As I sit here a week away from my 40th birthday I’ve been spending some time thinking about the past decade. My 30’s are sort of blur but it was full of running. So much running.
How do I describe a whole decade in just a few words, I don’t think it’s possible really.
They were full of really good times but also really bad. Right after I turned 30 I got married, like literally four days later or was it 2? It doesn’t matter. There were so many things that happened beforehand that really should have been warning signs. I thought I was in love, I had a stable home for my daughter and we were supposed to be a family. Little did I know that it was all for show and it would turn real bad real fast.
I spent the next three years trying to build my business while also trying to survive emotionally and mentally. It’s not worth getting into those details right now, that’s a story for another day. If you were in my life during that time you’re well aware, and I thank you. At the end of those three years I moved out on my own again and was in the process of a divorce. I had a 13 year old and the next two years we’re really really hard. I was trying to find myself as a person who really was traumatized and lost, throwing myself into running while I had this teenage child who was working through their own stuff. We had a hard time. We’re on the other side now and if you would have told me then that we’d be where we are, I would have laughed in your face.
I traveled solo, I flew to other countries and I ran in places that I could only ever imagine. I made so many great friends and my business really blossomed. I put myself out there and found love, got hurt and found another. More importantly allowing myself to be loved. Gaining independence again was scary and full of excitement.
There’s just so much nuance that exists in that space but it’s impossible to capture it with words. Looking back on photos, it’s so hard to choose but what I do see through all the really hard and full of new trauma, there was so much happiness. I found lifelong friends in that space, gaining meaningful relationships that changed my life.
But there was also so much growth. 30 was a time where I was growing up. Having my daughter at 19 and being a single parent even throughout my marriage, growing up at the same time but also responsible for someone else.

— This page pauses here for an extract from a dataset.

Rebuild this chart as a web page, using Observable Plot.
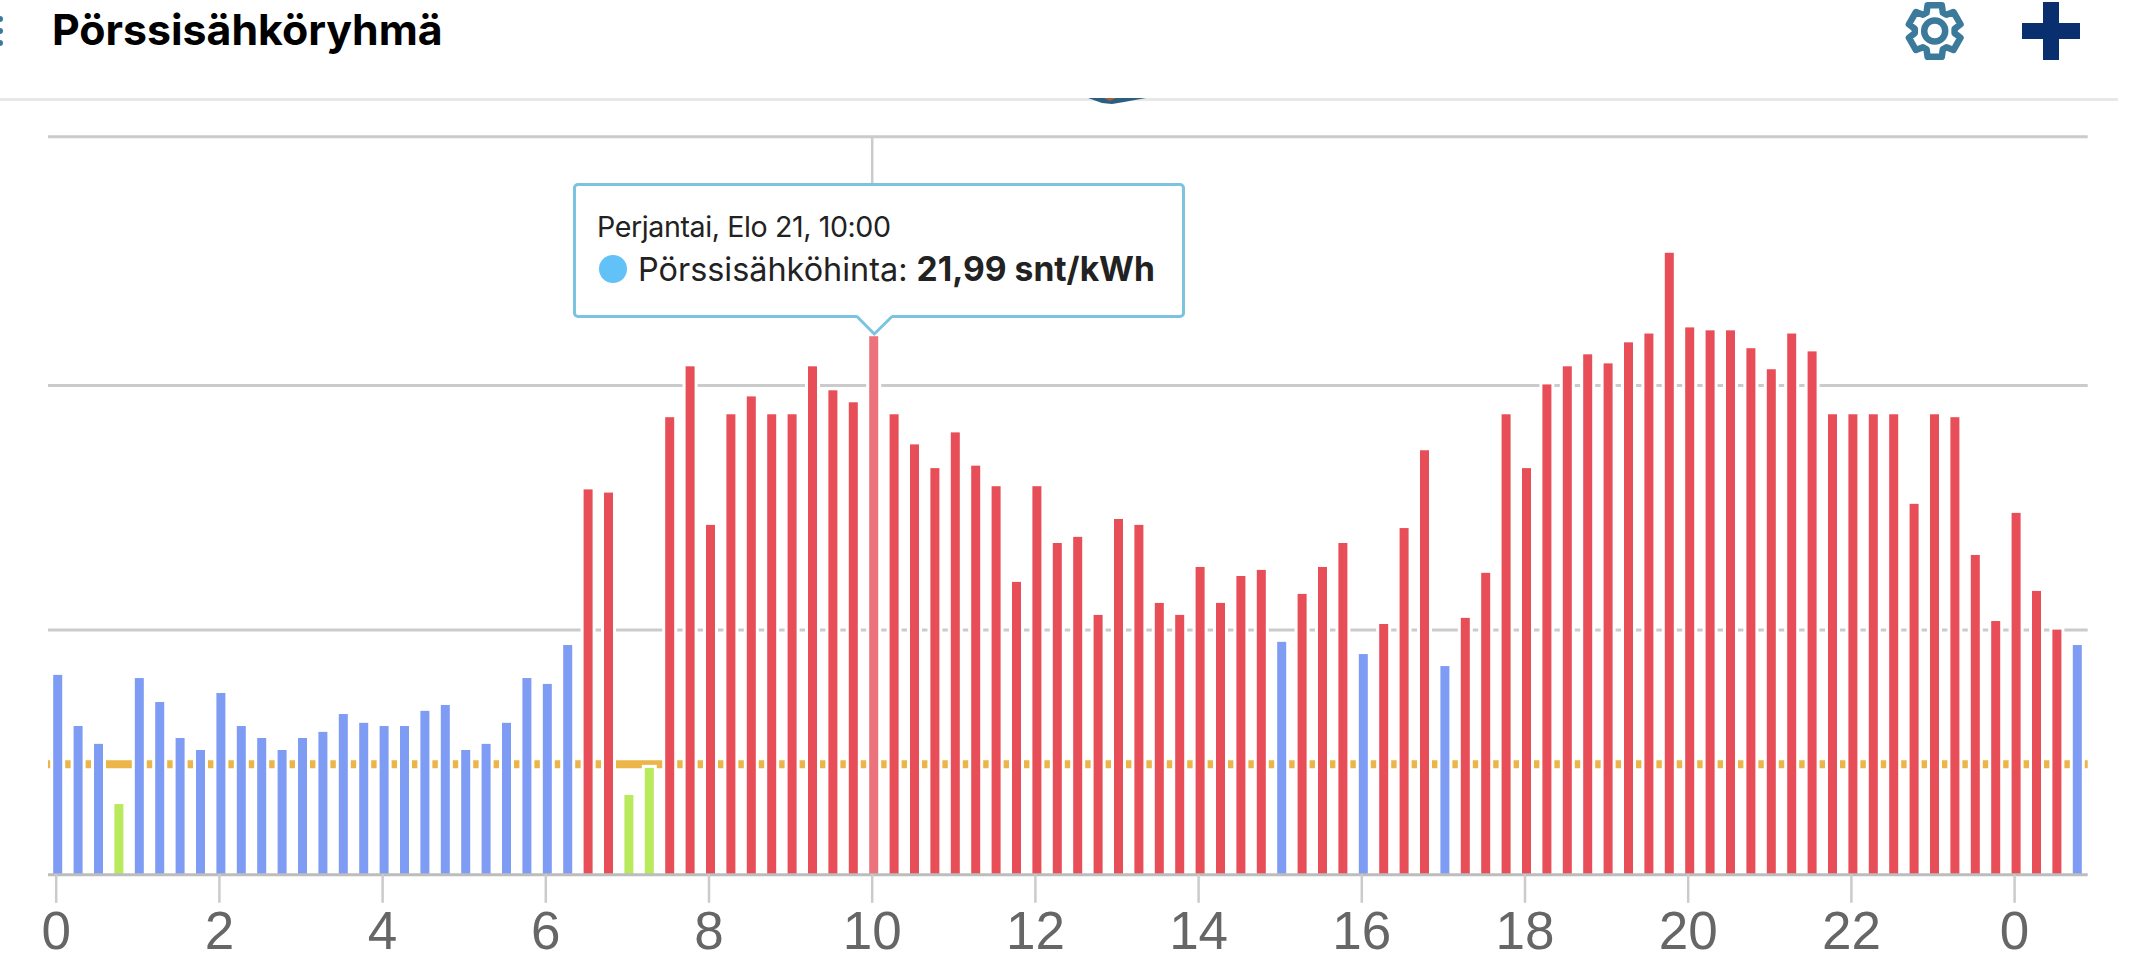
<!DOCTYPE html>
<html lang="fi">
<head>
<meta charset="utf-8">
<title>Pörssisähköryhmä</title>
<script src="https://cdn.jsdelivr.net/npm/d3@7"></script>
<script src="https://cdn.jsdelivr.net/npm/@observablehq/plot@0.6"></script>
<style>
  html, body { margin: 0; padding: 0; background: #fff; }
  #page { position: relative; width: 2148px; height: 975px; overflow: hidden; font-family: Inter, Roboto, sans-serif; }
  #header { position: absolute; left: 0; top: 0; width: 2118px; height: 98px; border-bottom: 3px solid #e8e8e8; }
  #title { position: absolute; left: 52px; top: 6px; font: 700 42.8px/48px Inter, sans-serif; color: #000; white-space: nowrap; margin: 0; }
  #chart { position: absolute; left: 0; top: 100px; }
  #icons { position: absolute; left: 0; top: 0; pointer-events: none; }
  #tip { position: absolute; left: 573px; top: 183px; width: 606px; height: 129px; border: 3px solid #7cc3e0; border-radius: 5px; background: #fff; color: #222; }
  #tip .l1 { position: absolute; left: 21px; top: 24px; font: 400 28.6px/34px Inter, sans-serif; white-space: nowrap; letter-spacing: -0.4px; }
  #tip .l2 { position: absolute; left: 62px; top: 63px; font: 400 32.4px/40px Inter, sans-serif; white-space: nowrap; }
  #tip .l2 b { font-weight: 700; font-size: 33.6px; }
  #tip .dot { position: absolute; left: 23px; top: 69px; width: 28px; height: 28px; border-radius: 50%; background: #62c1f7; }
</style>
</head>
<body>
<div id="page">
  <div id="header"><h1 id="title">Pörssisähköryhmä</h1></div>
  <div id="chart"></div>
  <div id="tip">
    <div class="l1">Perjantai, Elo 21, 10:00</div>
    <div class="dot"></div>
    <div class="l2">Pörssisähköhinta: <b>21,99 snt/kWh</b></div>
  </div>
  <svg id="icons" width="2148" height="975"></svg>
</div>
<script>
// Prices in snt/kWh, one bar per quarter of an hour from 00:00 to 00:45 the next day
const prices00to06 = [8.15,6.06,5.33,2.87, 8.02,7.04,5.57,5.08, 7.41,6.06,5.57,5.08, 5.57,5.82,6.55,6.19, 6.06,6.06,6.68,6.92, 5.08,5.33,6.19,8.02];
const prices06to12 = [7.78,9.37,15.73,15.6, 3.24,4.35,18.68,20.76, 14.28,18.8,19.53,18.8, 18.8,20.76,19.78,19.29, 21.99,18.8,17.57,16.6, 18.06,16.7,15.86,11.95];
const prices12to18 = [15.86,13.54,13.79,10.6, 14.52,14.28,11.09,10.6, 12.56,11.09,12.19,12.44, 9.5,11.46,12.56,13.54, 9.0,10.23,14.15,17.33, 8.51,10.48,12.32,18.8];
const prices18to24 = [16.6,20.02,20.76,21.25, 20.88,21.74,22.1,25.4, 22.35,22.23,22.23,21.5, 20.64,22.1,21.37,18.8, 18.8,18.8,18.8,15.14, 18.8,18.68,13.05,10.35];
const pricesNextDay = [14.77,11.58,10.0,9.37];
const prices = [...prices00to06, ...prices06to12, ...prices12to18, ...prices18to24, ...pricesNextDay];

const tickHours = [0,2,4,6,8,10,12,14,16,18,20,22,24];
const gridValues = [10,20,30.16];
const averagePrice = 4.52;
const selectedHour = 10;
const levels = ["halpa","normaali","kallis","valittu"];
const levelColors = ["#b8ea5c","#7f9cf5","#e84e57","#ec737b"];

const bars = prices.map((price, i) => {
  const hour = i / 4;
  const level = hour === selectedHour ? "valittu" : price < averagePrice ? "halpa" : price < 10 ? "normaali" : "kallis";
  return {hour, price, level};
});

const chart = Plot.plot({
  width: 2148,
  height: 875,
  marginLeft: 48,
  marginRight: 60.3,
  marginTop: 36.3,
  marginBottom: 100.7,
  x: {domain: [-0.0944, 24.902], axis: null},
  y: {domain: [0, 30.16], axis: null},
  color: {domain: levels, range: levelColors},
  style: {background: "transparent"},
  marks: [
    Plot.ruleY(gridValues, {stroke: "#cbcbcb", strokeWidth: 3}),
    Plot.ruleY([averagePrice], {stroke: "#ecb549", strokeWidth: 8}),
    Plot.ruleX([selectedHour], {stroke: "#cbcbcb", strokeWidth: 2.5}),
    Plot.rectY(bars, {
      x1: d => d.hour - 0.125,
      x2: d => d.hour + 0.125,
      y1: 0,
      y2: "price",
      insetLeft: 5.7,
      insetRight: 5.7,
      dx: 2,
      fill: "level",
      stroke: "white",
      strokeWidth: 6,
      paintOrder: "stroke"
    }),
    Plot.ruleY([0], {stroke: "#bdbdbd", strokeWidth: 3}),
    Plot.axisX(tickHours, {
      anchor: "bottom",
      label: null,
      tickSize: 28.5,
      tickPadding: 8,
      tickFormat: d => String(d % 24),
      fontSize: 53,
      fontFamily: "'Liberation Sans', sans-serif",
      stroke: "#cbcbcb",
      strokeWidth: 2.5,
      fill: "#666"
    })
  ]
});
document.getElementById("chart").append(chart);

// Page chrome around the chart: tooltip pointer and header icons
const ns = "http://www.w3.org/2000/svg";
const icons = document.getElementById("icons");
function add(tag, attrs) {
  const el = document.createElementNS(ns, tag);
  for (const k in attrs) el.setAttribute(k, attrs[k]);
  icons.append(el);
  return el;
}
add("polygon", {points: "857,315 874.3,334 892,315", fill: "#fff"});
add("polyline", {points: "857,316.5 874.3,334 892,316.5", fill: "none", stroke: "#7cc3e0", "stroke-width": 3});
// gear
const teeth = 6, rOut = 26.7, rIn = 20, pts = [];
for (let i = 0; i < teeth; i++) {
  const a = -Math.PI / 2 + i * 2 * Math.PI / teeth, w = 0.27, v = 0.42;
  pts.push([a - v, rIn], [a - w, rOut], [a + w, rOut], [a + v, rIn]);
}
add("polygon", {
  points: pts.map(([a, r]) => `${1934.7 + r * Math.cos(a)},${31 + r * Math.sin(a)}`).join(" "),
  fill: "none", stroke: "#3c7a9b", "stroke-width": 6.5, "stroke-linejoin": "round"
});
add("circle", {cx: 1934.7, cy: 31, r: 10.5, fill: "none", stroke: "#3c7a9b", "stroke-width": 6.5});
// plus
add("rect", {x: 2022, y: 23, width: 58, height: 16, fill: "#0a2f6e"});
add("rect", {x: 2043, y: 2, width: 16, height: 58, fill: "#0a2f6e"});
// clipped logo under the header edge
add("polygon", {points: "1088,98 1146,98 1124,102 1112,104 1102,103", fill: "#2c5f7e"});
add("polygon", {points: "1104,98 1116,98 1110,101", fill: "#a8623a"});
// clipped menu dots at the left edge
for (const cy of [19, 31, 43]) add("circle", {cx: 0, cy, r: 3, fill: "#3c7a9b"});
</script>
</body>
</html>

So how could I grow into who I was supposed to be when I was responsible for someone else in their formative years? In my later 30’s I was growing closer into the adult that I wanted to be or deserved to be or thought I should be.
It is strange to be in this next year of life turning 40 and my daughter turning 21. How did that happen? I look forward to this new stage within our relationship. Having a healthy adult relationship with your child is something that unfortunately I don’t think a whole lot of us get to experience either as the parent or child. I know for myself neither one of my parents were present in that way. So here we are making new rules and changing dynamics.
40 can’t be like 30 and there’s so many lives that were lived in my 30’s, well maybe not so many but at least two. I’m not sure what I’m so afraid of for 40 because there’s so much opportunity and there’s so much that I can’t predict. Maybe that’s part of it, maybe it’s overwhelming that there is so much. That there is endless opportunity and endless lives to live. People to meet and experiences to have that it’s too much to think about all at once.
Cheers to fellow 1984 people hitting the milestone together!